Luckily Sir Henry McStopcock, a water company boss is here to provide some reassurance with the top 6 reasons why they simply have to dump their dumps:


1. Too much rain - Britain is known as having quite a dry, humid climate so when it does rain a lot, our little old Victorian sewage system simply can’t cope. For us water companies there is nothing we can do but watch in despair as a frothy mixture of your logs and used sanitary towels make their way into the English Channel.

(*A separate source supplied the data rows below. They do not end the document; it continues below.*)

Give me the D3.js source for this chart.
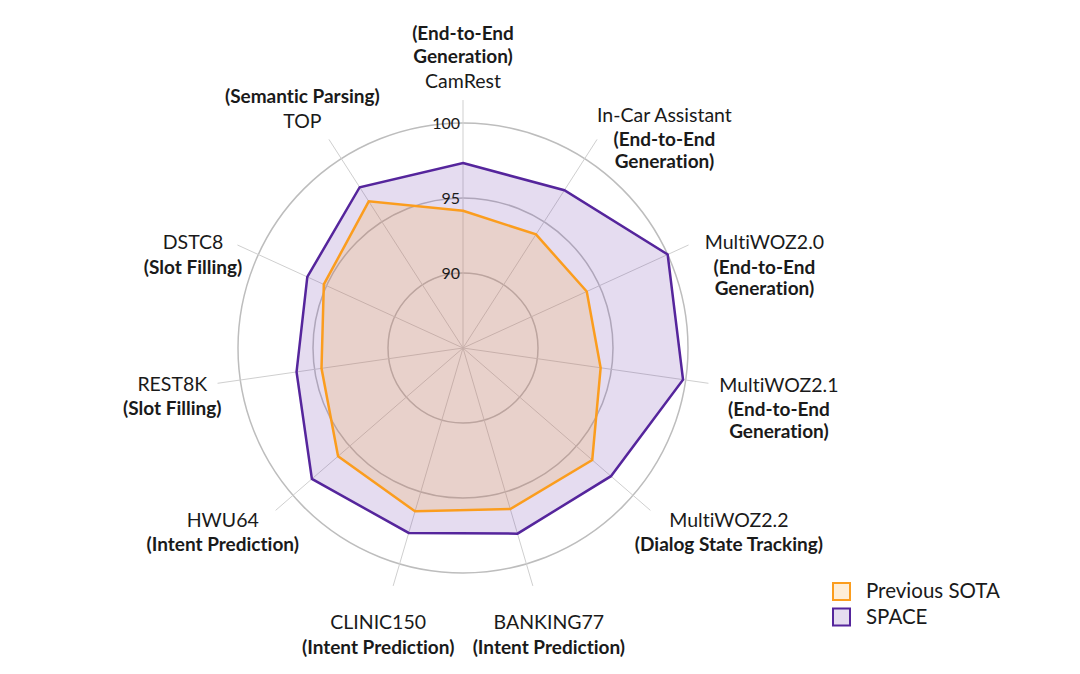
<!DOCTYPE html>
<html><head><meta charset="utf-8">
<script src="https://cdn.jsdelivr.net/npm/d3@7"></script>
<style>body{margin:0;background:#fff}svg{display:block}text{font-family:Lato,"Open Sans",sans-serif;fill:#1a1a1a;font-variant-ligatures:none;font-feature-settings:"liga" 0,"clig" 0}</style>
</head><body>
<svg id="chart" width="1080" height="674"></svg>
<script>
// ---- data ----
const datasets = ["CamRest","In-Car Assistant","MultiWOZ2.0","MultiWOZ2.1","MultiWOZ2.2","BANKING77","CLINIC150","HWU64","REST8K","DSTC8","TOP"];
const tasks = [
  ["(End-to-End","Generation)"],
  ["(End-to-End","Generation)"],
  ["(End-to-End","Generation)"],
  ["(End-to-End","Generation)"],
  ["(Dialog State Tracking)"],
  ["(Intent Prediction)"],
  ["(Intent Prediction)"],
  ["(Intent Prediction)"],
  ["(Slot Filling)"],
  ["(Slot Filling)"],
  ["(Semantic Parsing)"]
];
const previousSOTA = [94.15, 94.0, 94.07, 94.27, 96.4, 96.19, 96.35, 96.02, 94.53, 95.2, 96.62];
const spaceScores  = [97.33, 97.5, 100.0, 99.82, 98.05, 97.9, 97.85, 98.33, 96.21, 96.41, 97.74];
const gridTicks = [90, 95, 100];
const seriesNames = ["Previous SOTA", "SPACE"];

// ---- layout (not data) ----
const cx = 463, cy = 348;
// offset of the dataset-name line (center x, baseline y) from the axis end
const labelOffsets = [[0,-12.3],[67.4,-17.7],[75.9,4.3],[70.5,8.4],[78.5,16.3],[16,43.3],[-15,43.3],[-52.9,16.3],[-45.3,7.4],[-44.4,4.3],[-26.6,-11]];
const taskAbove = [true,false,false,false,false,false,false,false,false,false,true];
const labelSize = "19.5px";

const svg = d3.select("#chart");
const g = svg.append("g").attr("transform", `translate(${cx},${cy})`);

const r = d3.scaleLinear().domain([85, 100]).range([0, 225]);
const n = datasets.length;
const angle = d3.scaleLinear().domain([0, n]).range([0, 2 * Math.PI]);
const axisLen = r(101.53);

// grid circles
g.selectAll("circle.grid").data(gridTicks).join("circle")
  .attr("class","grid").attr("r", d => r(d))
  .attr("fill","none").attr("stroke","#bdbdbd").attr("stroke-width",1.5);

// spokes
g.selectAll("line.spoke").data(datasets).join("line")
  .attr("class","spoke")
  .attr("x1",0).attr("y1",0)
  .attr("x2",(d,i)=>axisLen*Math.sin(angle(i)))
  .attr("y2",(d,i)=>-axisLen*Math.cos(angle(i)))
  .attr("stroke","#cfcfcf").attr("stroke-width",1);

// polygons
const radial = d3.lineRadial().angle((d,i)=>angle(i)).radius(d=>r(d)).curve(d3.curveLinearClosed);
g.append("path").datum(spaceScores).attr("d", radial)
  .attr("fill","rgba(110,60,170,0.18)").attr("stroke","#55259c").attr("stroke-width",2.5).attr("stroke-linejoin","miter");
g.append("path").datum(previousSOTA).attr("d", radial)
  .attr("fill","rgba(250,160,40,0.18)").attr("stroke","#fb9d1e").attr("stroke-width",2.5).attr("stroke-linejoin","miter");

// tick labels
g.selectAll("text.tick").data(gridTicks).join("text")
  .attr("class","tick").attr("x",-3).attr("y",d=>-r(d))
  .attr("dy","0.36em").attr("text-anchor","end")
  .style("font-size","16px").text(d=>d);

// axis labels
datasets.forEach((name,i)=>{
  const ex = axisLen*Math.sin(angle(i)), ey = -axisLen*Math.cos(angle(i));
  const x = ex + labelOffsets[i][0], y = ey + labelOffsets[i][1];
  const lab = g.append("g").attr("class","label");
  lab.append("text").attr("x",x).attr("y",y).attr("text-anchor","middle")
    .style("font-size",labelSize).style("font-weight",400).text(name);
  const t = tasks[i];
  t.forEach((line,j)=>{
    let ly;
    if (taskAbove[i]) {
      ly = y - 25 - (t.length-1-j)*22.5;
    } else {
      ly = y + 24.5 + j*21.5;
    }
    lab.append("text").attr("x",x).attr("y",ly).attr("text-anchor","middle")
      .style("font-size","19px").style("font-weight",700).text(line);
  });
});

// legend
const legend = svg.append("g").attr("transform","translate(832,582)");
const legFill = ["rgba(250,160,40,0.18)","rgba(110,60,170,0.18)"];
const legStroke = ["#fb9d1e","#55259c"];
seriesNames.forEach((s,i)=>{
  const row = legend.append("g").attr("transform",`translate(0,${i*25.5})`);
  row.append("rect").attr("x",1).attr("y",1).attr("width",17).attr("height",17)
    .attr("fill",legFill[i]).attr("stroke",legStroke[i]).attr("stroke-width",2);
  row.append("text").attr("x",34).attr("y",16).style("font-size","20.5px").text(s);
});
</script>
</body></html>
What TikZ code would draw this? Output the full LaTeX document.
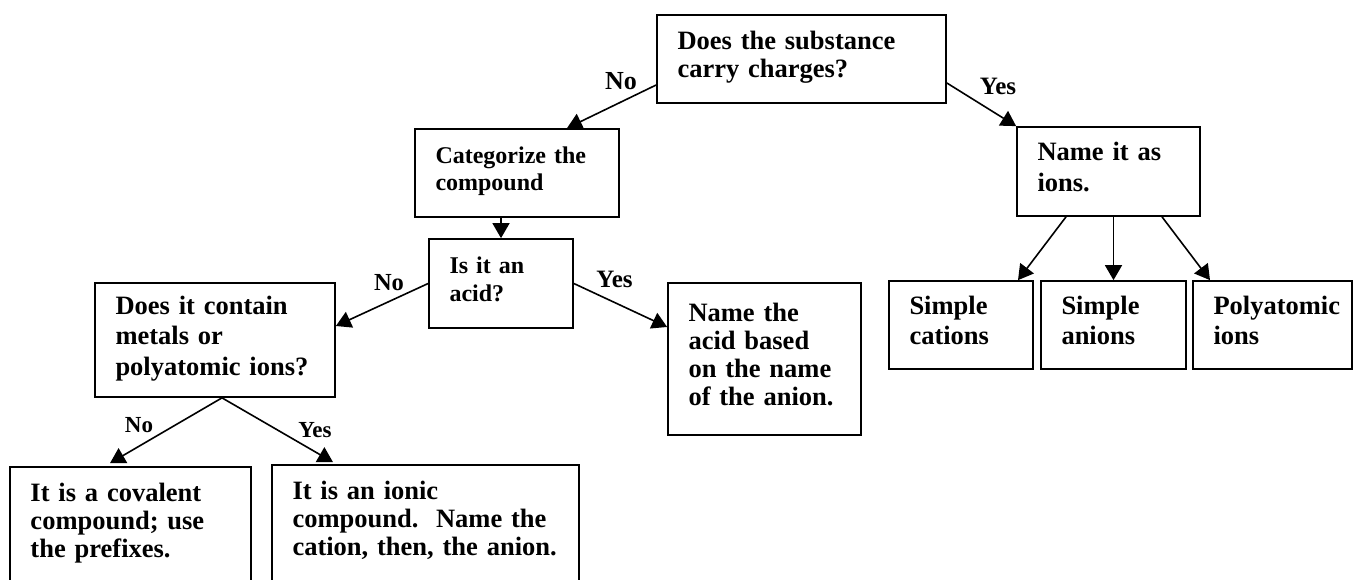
\documentclass[tikz,border=0pt]{standalone}
\usepackage{fontspec}
\setmainfont{Liberation Serif}
\usetikzlibrary{arrows.meta,positioning,calc}

\begin{document}
\begin{tikzpicture}[
  x=1pt, y=-1pt,
  box/.style={draw, line width=1.7pt, inner xsep=20.5pt, inner ysep=0pt,
    align=left, font=\fontsize{26.5}{28}\selectfont\bfseries,
    execute at end node=\strut},
  tallbox/.style={box, font=\fontsize{26.5}{30.5}\selectfont\bfseries},
  smallbox/.style={box, font=\fontsize{24}{27.5}\selectfont\bfseries},
  arr/.style={-{Triangle[length=15pt, width=17pt]}, line width=1.6pt},
  lab/.style={font=\fontsize{#1}{#1}\selectfont\bfseries, inner sep=0pt},
  lab/.default=25,
]
\useasboundingbox (0,0) rectangle (1354,580);
\clip (0,0) rectangle (1354,580);
% question boxes
\node[box, text width=248pt, minimum height=88pt] (charge) at (801.5,59) {Does the substance\\carry charges?};
\node[smallbox, text width=163pt, minimum height=88pt] (categ) at (517,173) {Categorize the\\compound};
\node[smallbox, text width=103pt, minimum height=89pt] (acid) at (501,283.5) {Is it an\\acid?};
\node[tallbox, text width=199pt, minimum height=114pt] (metal) at (215,340) {Does it contain\\metals or\\polyatomic ions?};
% answers
\node[box, text width=152pt, minimum height=152pt] (nameacid) at (764.5,359) {Name the\\acid based\\on the name\\of the anion.};
\node[box, text width=200pt, minimum height=116pt] (covalent) at (130.5,525) {It is a covalent\\compound; use\\the prefixes.};
\node[box, text width=266pt, minimum height=116pt] (ionic) at (425.5,523) {It is an ionic\\compound.\ \ Name the\\cation, then, the anion.};
\node[tallbox, text width=142pt, minimum height=89pt] (ions) at (1108.5,171.5) {Name it as\\ions.};
\node[tallbox, text width=103pt, minimum height=88pt] (cations) at (961,325) {Simple\\cations};
\node[tallbox, text width=104pt, minimum height=88pt] (anions) at (1113.5,325) {Simple\\anions};
\node[tallbox, text width=118pt, minimum height=88pt] (polyions) at (1272.5,325) {Polyatomic\\ions};
% connectors
\draw[arr] ([yshift=-26pt]charge.west) -- ([xshift=50pt]categ.north);
\draw[arr] ([yshift=-24pt]charge.east) -- (ions.north west);
\draw[arr] (categ.south -| acid.north) -- (acid.north);
\draw[arr] (acid.west) -- ([yshift=14pt]metal.east);
\draw[arr] (acid.east) -- ([yshift=32pt]nameacid.west);
\draw[arr] ([xshift=7pt]metal.south) -- ([xshift=-20.5pt, yshift=3pt]covalent.north);
\draw[arr] ([xshift=7pt]metal.south) -- ([xshift=-92.5pt, yshift=2pt]ionic.north);
\draw[arr] ([xshift=-42.5pt]ions.south) -- ([xshift=57pt]cations.north);
\draw[arr] (ions.south -| anions.north) -- (anions.north);
\draw[arr] ([xshift=53.5pt]ions.south) -- ([xshift=-62.5pt]polyions.north);
% branch labels
\node[lab=26] (nocharge) at (621,81) {No};
\node[lab] (yescharge) at (998,86) {Yes};
\node[lab=24.5] (noacid) at (389,283) {No};
\node[lab] (yesacid) at (614.5,279) {Yes};
\node[lab=23] (nometal) at (139,425) {No};
\node[lab=23] (yesmetal) at (315,430) {Yes};
\end{tikzpicture}
\end{document}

2. too little rain - Britain is getting hotter and hotter due to climate change and this can result in cracks in pipes in the decrepit old Victorian sewer system that us water companies have sadly inherited, and tried our damnedest to maintain. And when it does rain again, well, as I’ve just clearly explained to you, this is just too much, resulting in a few thousand extra ‘brown trouts’ in the River Avon.


3. Combined Sewer Overflow events - this is a fancy name for us dumping sewage into the sea., so I’m well within my rights to call these ‘a reason’, aren’t I? You’ve probably heard about them as Feargal Sharkey has been a huge pain in the ass campaigning about these - he’s like a floater in our social responsibility whitewashing toilet that just won’t flush away. As he sung in his most famous hit about sewage discharge: ‘A big turd, these days, ain’t hard to find ( a big turd). Huge logs, the lasting kind’.


4. Lorry driver crisis - us water companies have suffered more than any other sector as a result of worker shortages. Without effluent we can’t purify water. Would you prefer dirty water in your domestic water system, or human waste floating around the beaches and rivers you swim in? Neither, you say? Sorry, that’s not an option at the moment. The shit really is hitting the Fens.


5. Fatbergs - You dirty bastards chuck all sorts down your sinks and toilets and expect us poor water companies to deal with it . Did I mention the Victorian sewer and pipe system that we’ve had no time to invest in and develop? You all need to clean up your act.


6. Shareholder dividends - this definitely isn’t a reason why we haven’t invested enough in upgrading infrastructure over many years and why sewage is increasingly being spewed out into seas. What a load of crap.